- Work to do:
Without the pictures, repeat the listing character for character.

- Data provided:

^^^^^^^^

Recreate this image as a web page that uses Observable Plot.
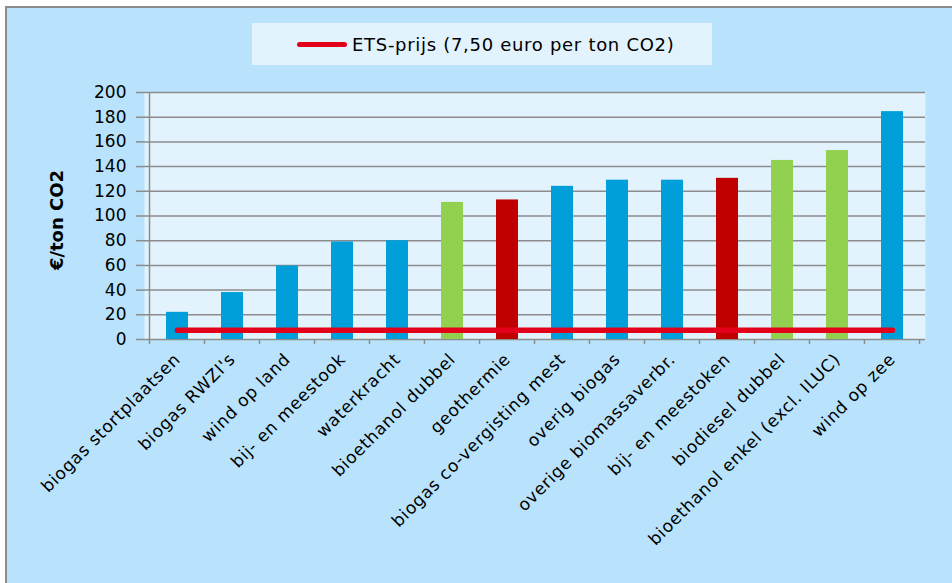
<!DOCTYPE html>
<html>
<head>
<meta charset="utf-8">
<script src="https://cdn.jsdelivr.net/npm/d3@7"></script>
<script src="https://cdn.jsdelivr.net/npm/@observablehq/plot@0.6"></script>
<style>
  html, body { margin: 0; padding: 0; background: #ffffff; }
  #wrap { position: relative; width: 952px; height: 583px; overflow: hidden; background: #ffffff;
          font-family: "DejaVu Sans", sans-serif; }
  #frame { position: absolute; left: 5px; top: 6px; width: 1000px; height: 1000px;
           border: 2px solid #8c8c8c; background: #b9e3fc; }
  #legend { position: absolute; left: 252px; top: 23px; width: 460px; height: 42px; background: #e2f3fd;
            display: flex; align-items: center; }
  #legend .sw { margin-left: 45px; width: 50px; height: 5px; border-radius: 3px; background: #e3001b; }
  #legend .lb { margin-left: 5px; font-size: 18px; color: #000; letter-spacing: 0.7px; }
  #chart { position: absolute; left: 0; top: 75px; }
  #chart g[aria-label="x-axis tick label"] text { letter-spacing: 0.7px; }
</style>
</head>
<body>
<div id="wrap">
  <div id="frame"></div>
  <div id="legend"><div class="sw"></div><div class="lb">ETS-prijs (7,50 euro per ton CO2)</div></div>
  <div id="chart"></div>
</div>
<script>
const categories = [
  "biogas stortplaatsen", "biogas RWZI's", "wind op land", "bij- en meestook", "waterkracht",
  "bioethanol dubbel", "geothermie", "biogas co-vergisting mest", "overig biogas",
  "overige biomassaverbr.", "bij- en meestoken", "biodiesel dubbel",
  "bioethanol enkel (excl. ILUC)", "wind op zee"
];
const values = [22, 38, 59.5, 79, 80, 111, 113, 124, 129, 129, 130.5, 145, 153, 184.5];
const groups = ["blauw", "blauw", "blauw", "blauw", "blauw", "groen", "rood", "blauw", "blauw",
                "blauw", "rood", "groen", "groen", "blauw"];
const etsPrice = 7.5;
const yTicks = [0, 20, 40, 60, 80, 100, 120, 140, 160, 180, 200];

const data = categories.map((c, i) => ({cat: c, val: values[i], grp: groups[i]}));
const ets = categories.map(c => ({cat: c, val: etsPrice}));
const groupDomain = ["blauw", "groen", "rood"];
const groupColors = ["#009fda", "#92d050", "#c00000"];

function categoryAxisLines(index, scales, values, dims) {
  const x = scales.x;
  const bw = x.bandwidth ? x.bandwidth() : 0;
  const centers = categories.map(c => x(c) + bw / 2);
  const step = centers[1] - centers[0];
  const y0 = dims.height - dims.marginBottom;
  const yTop = dims.marginTop;
  const left = centers[0] - step / 2;
  const g = d3.create("svg:g").attr("stroke", "#8c8c8c").attr("stroke-width", 1.5);
  g.append("line").attr("x1", left).attr("x2", left).attr("y1", yTop).attr("y2", y0 + 5);
  centers.forEach(cx => {
    g.append("line").attr("x1", cx + step / 2).attr("x2", cx + step / 2).attr("y1", y0).attr("y2", y0 + 5);
  });
  return g.node();
}

const plot = Plot.plot({
  width: 952,
  height: 508,
  marginTop: 17,
  marginBottom: 244,
  marginLeft: 144,
  marginRight: 27,
  style: { background: "transparent", fontFamily: "'DejaVu Sans', sans-serif", fontSize: "17px", color: "#000" },
  x: { domain: categories, paddingInner: 0.6, paddingOuter: 0.3, label: null },
  y: { domain: [0, 200], label: null },
  color: { domain: groupDomain, range: groupColors },
  marks: [
    Plot.frame({ fill: "#e2f3fd", stroke: null }),
    Plot.ruleY(yTicks, { stroke: "#8c8c8c", strokeWidth: 1.5, strokeOpacity: 1 }),
    categoryAxisLines,
    Plot.axisY({ ticks: yTicks, tickSize: 8, tickPadding: 10, stroke: "#8c8c8c", strokeWidth: 1.5, fontSize: 17, label: null }),
    Plot.axisX({ tickSize: 0, tickPadding: 17, tickRotate: -45, fontSize: 17, label: null }),
    Plot.barY(data, { x: "cat", y: "val", fill: "grp" }),
    Plot.lineY(ets, { x: "cat", y: "val", stroke: "#e3001b", strokeWidth: 5.5, strokeLinecap: "round" }),
    Plot.text(["€/ton CO2"], { frameAnchor: "left", textAnchor: "middle", text: d => d, rotate: -90, dx: -87, dy: 4, fontWeight: "bold", fontSize: 18 })
  ]
});
document.getElementById("chart").appendChild(plot);
</script>
</body>
</html>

^^^^^^^^

- Full answer:
Recreate this image as a web page that uses Observable Plot.
<!DOCTYPE html>
<html>
<head>
<meta charset="utf-8">
<script src="https://cdn.jsdelivr.net/npm/d3@7"></script>
<script src="https://cdn.jsdelivr.net/npm/@observablehq/plot@0.6"></script>
<style>
  html, body { margin: 0; padding: 0; background: #ffffff; }
  #wrap { position: relative; width: 952px; height: 583px; overflow: hidden; background: #ffffff;
          font-family: "DejaVu Sans", sans-serif; }
  #frame { position: absolute; left: 5px; top: 6px; width: 1000px; height: 1000px;
           border: 2px solid #8c8c8c; background: #b9e3fc; }
  #legend { position: absolute; left: 252px; top: 23px; width: 460px; height: 42px; background: #e2f3fd;
            display: flex; align-items: center; }
  #legend .sw { margin-left: 45px; width: 50px; height: 5px; border-radius: 3px; background: #e3001b; }
  #legend .lb { margin-left: 5px; font-size: 18px; color: #000; letter-spacing: 0.7px; }
  #chart { position: absolute; left: 0; top: 75px; }
  #chart g[aria-label="x-axis tick label"] text { letter-spacing: 0.7px; }
</style>
</head>
<body>
<div id="wrap">
  <div id="frame"></div>
  <div id="legend"><div class="sw"></div><div class="lb">ETS-prijs (7,50 euro per ton CO2)</div></div>
  <div id="chart"></div>
</div>
<script>
const categories = [
  "biogas stortplaatsen", "biogas RWZI's", "wind op land", "bij- en meestook", "waterkracht",
  "bioethanol dubbel", "geothermie", "biogas co-vergisting mest", "overig biogas",
  "overige biomassaverbr.", "bij- en meestoken", "biodiesel dubbel",
  "bioethanol enkel (excl. ILUC)", "wind op zee"
];
const values = [22, 38, 59.5, 79, 80, 111, 113, 124, 129, 129, 130.5, 145, 153, 184.5];
const groups = ["blauw", "blauw", "blauw", "blauw", "blauw", "groen", "rood", "blauw", "blauw",
                "blauw", "rood", "groen", "groen", "blauw"];
const etsPrice = 7.5;
const yTicks = [0, 20, 40, 60, 80, 100, 120, 140, 160, 180, 200];

const data = categories.map((c, i) => ({cat: c, val: values[i], grp: groups[i]}));
const ets = categories.map(c => ({cat: c, val: etsPrice}));
const groupDomain = ["blauw", "groen", "rood"];
const groupColors = ["#009fda", "#92d050", "#c00000"];

function categoryAxisLines(index, scales, values, dims) {
  const x = scales.x;
  const bw = x.bandwidth ? x.bandwidth() : 0;
  const centers = categories.map(c => x(c) + bw / 2);
  const step = centers[1] - centers[0];
  const y0 = dims.height - dims.marginBottom;
  const yTop = dims.marginTop;
  const left = centers[0] - step / 2;
  const g = d3.create("svg:g").attr("stroke", "#8c8c8c").attr("stroke-width", 1.5);
  g.append("line").attr("x1", left).attr("x2", left).attr("y1", yTop).attr("y2", y0 + 5);
  centers.forEach(cx => {
    g.append("line").attr("x1", cx + step / 2).attr("x2", cx + step / 2).attr("y1", y0).attr("y2", y0 + 5);
  });
  return g.node();
}

const plot = Plot.plot({
  width: 952,
  height: 508,
  marginTop: 17,
  marginBottom: 244,
  marginLeft: 144,
  marginRight: 27,
  style: { background: "transparent", fontFamily: "'DejaVu Sans', sans-serif", fontSize: "17px", color: "#000" },
  x: { domain: categories, paddingInner: 0.6, paddingOuter: 0.3, label: null },
  y: { domain: [0, 200], label: null },
  color: { domain: groupDomain, range: groupColors },
  marks: [
    Plot.frame({ fill: "#e2f3fd", stroke: null }),
    Plot.ruleY(yTicks, { stroke: "#8c8c8c", strokeWidth: 1.5, strokeOpacity: 1 }),
    categoryAxisLines,
    Plot.axisY({ ticks: yTicks, tickSize: 8, tickPadding: 10, stroke: "#8c8c8c", strokeWidth: 1.5, fontSize: 17, label: null }),
    Plot.axisX({ tickSize: 0, tickPadding: 17, tickRotate: -45, fontSize: 17, label: null }),
    Plot.barY(data, { x: "cat", y: "val", fill: "grp" }),
    Plot.lineY(ets, { x: "cat", y: "val", stroke: "#e3001b", strokeWidth: 5.5, strokeLinecap: "round" }),
    Plot.text(["€/ton CO2"], { frameAnchor: "left", textAnchor: "middle", text: d => d, rotate: -90, dx: -87, dy: 4, fontWeight: "bold", fontSize: 18 })
  ]
});
document.getElementById("chart").appendChild(plot);
</script>
</body>
</html>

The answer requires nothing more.